According to Dallas News, in 2017, the NCAA reported almost $1.1 billion in revenue. Nearly 90 percent of that one billion came from the sale of men’s basketball March Madness TV, championship tickets and marketing. In the larger scheme of things, college sports in the U.S. is a $14 billion-dollar industry. Of that, 38 Division One athletic departments bring in over $100 million a year in gross revenue.
Of those 38 schools nationally, Texas is the proud placeholder of the top two highest grossing football athletic departments. The University of Texas at Austin brought in $219,402,579 and Texas A&M brought in $212,399,426. Both programs are at the top of Forbes 2019 list of most valuable college football programs, earning an average of $93 million in annual profit.
When colleges continued to accumulate revenues and profit margins this high, it was only a matter of time before NCAA athletes began asking for their fair share in the business. This is the reason why Texas is supporting California’s new fair Pay to Play Act, which allows college athletes in California to hire agents and take their piece in endorsement deals. The bill prohibits anyone with authority over intercollegiate activities from providing compensation under the athlete’s name, image or likeness, or preventing an athlete from as a result of their game, image or likeness.

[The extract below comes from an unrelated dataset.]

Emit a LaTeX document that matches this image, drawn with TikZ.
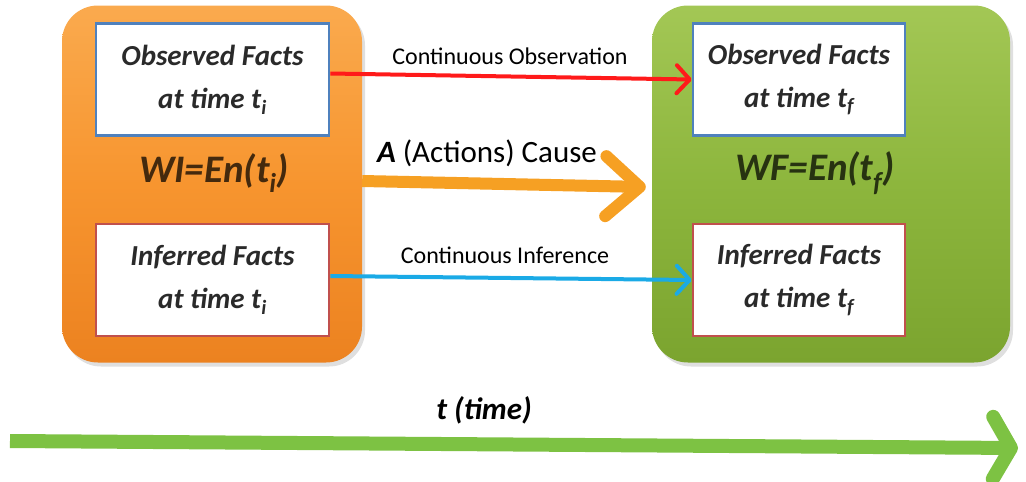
\documentclass[tikz,border=0pt]{standalone}
\usepackage{fontspec}
\setmainfont{Carlito}
\usetikzlibrary{arrows.meta,calc,shadows}
\definecolor{orA}{HTML}{FAAA4E}
\definecolor{orB}{HTML}{F7952F}
\definecolor{orC}{HTML}{EC8220}
\definecolor{grA}{HTML}{A3C755}
\definecolor{grB}{HTML}{8DB63D}
\definecolor{grC}{HTML}{7BA42F}
\definecolor{bordBlue}{HTML}{4F81BD}
\definecolor{bordRed}{HTML}{C0504D}
\definecolor{arRed}{HTML}{FF1A1A}
\definecolor{arOrange}{HTML}{F6A023}
\definecolor{arBlue}{HTML}{1AAAE6}
\definecolor{arGreen}{HTML}{7DC243}
\definecolor{txt}{HTML}{2A2A2A}
\tikzset{
  bigbox/.style={rounded corners=36pt, minimum width=#1, minimum height=357pt,
    drop shadow={shadow xshift=3pt, shadow yshift=-4pt, opacity=0.25}},
  factbox/.style={fill=white, draw=#1, line width=2.6pt, minimum width=233pt,
    minimum height=112pt, align=center, text=txt,
    font=\fontsize{29}{43}\selectfont\bfseries\itshape},
  worldlbl/.style={text=black, text opacity=0.72,
    font=\fontsize{39}{42}\selectfont\bfseries\itshape},
  thinarrow/.style={line width=4pt, -{Straight Barb[length=13pt, width=28pt, round]}},
  arrlbl/.style={text=black, font=\fontsize{24}{28}\selectfont}
}
\begin{document}
\begin{tikzpicture}[x=1pt,y=-1pt]
\useasboundingbox (0,0) rectangle (1026,482);
% big boxes
\node[bigbox=300pt, top color=orA, bottom color=orC, middle color=orB] (WI) at (212,184) {};
\node[bigbox=358pt, top color=grA, bottom color=grC, middle color=grB] (WF) at (831,184) {};
% fact boxes
\node[factbox=bordBlue] (obsI) at (212.5,79.5) {Observed Facts\\at time t\textsubscript{i}};
\node[factbox=bordRed] (infI) at (212.5,280) {Inferred Facts\\at time t\textsubscript{i}};
\node[factbox=bordBlue, minimum width=212pt] (obsF) at (799,79.5) {Observed Facts\\at time t\textsubscript{f}};
\node[factbox=bordRed, minimum width=212pt] (infF) at (799,280) {Inferred Facts\\at time t\textsubscript{f}};
% world labels
\node[worldlbl] (wil) at (214,173) {WI=En(t\textsubscript{i})};
\node[worldlbl] (wfl) at (815,173) {WF=En(t\textsubscript{f})};
% arrows
\draw[thinarrow, draw=arRed] ($(obsI.east)+(0,-6)$) -- (obsF.west);
\node[arrlbl] (lobs) at (510,56) {Continuous Observation};
\draw[thinarrow, draw=arBlue] ($(infI.east)+(0,-4)$) -- (infF.west);
\node[arrlbl] (linf) at (505,255) {Continuous Inference};
\draw[line width=12pt, draw=arOrange, -{Straight Barb[length=34pt, width=60pt, round]}]
  ($(WI.east)+(0,-3)$) -- ($(WF.west)+(-6,3)$);
\node[text=black, font=\fontsize{31}{34}\selectfont] (lact) at (487,153) {\textbf{\itshape A} (Actions) Cause};
% time arrow
\coordinate (ts) at (10,441);
\coordinate (te) at (1018,448);
\draw[line width=14pt, draw=arGreen, -{Straight Barb[length=18pt, width=62pt, round]}] (ts) -- (te);
\node[text=black, font=\fontsize{31}{34}\selectfont\bfseries\itshape] (ltime) at (484,410) {t (time)};
\end{tikzpicture}
\end{document}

The issue really comes down to fairness. The NCAA, its coaches and the departments benefit while the athletes working hard on the field or the court cannot monetize for their skills. Often these athletes are coming from lower and modest- income families, and they could be monetizing on endorsements, signing autographs or selling merchandise. Especially in today’s day and age with social media, there is a huge unexplored platform for athletes to earn millions of dollars a year.
The law still does not allow colleges to pay athletes outright, because, well, they are still students. But the law could possibly relieve some stress of the financial pressures on athletes that have contributed to recruiting violation scandals. The law could help clear up the world of college endorsements.
The NCAA pushed hard against the administration of the law and said, “Changes are needed to continue to support student-athletes, but improvement needs to happen on a national level through NCAA’s rules-making process.” Since the California law does not take effect until 2023, there is time for the NCAA to improve their process and distribution. But California Governor Gavin Newson says the law will “initiate dozens of other states to introduce similar legislation and change college sports for the better.”
Between now and when the law takes effect in 2023, hopefully more colleges, including UT and Texas A&M, will begin to take similar legislative actions to rightfully support their athletes. Of course, their education is the primary focus, but at the end of the day, it is these kids’ raw talent and long hours of training that is funding this industry. Their continuous hard work and dedication deserve a reward.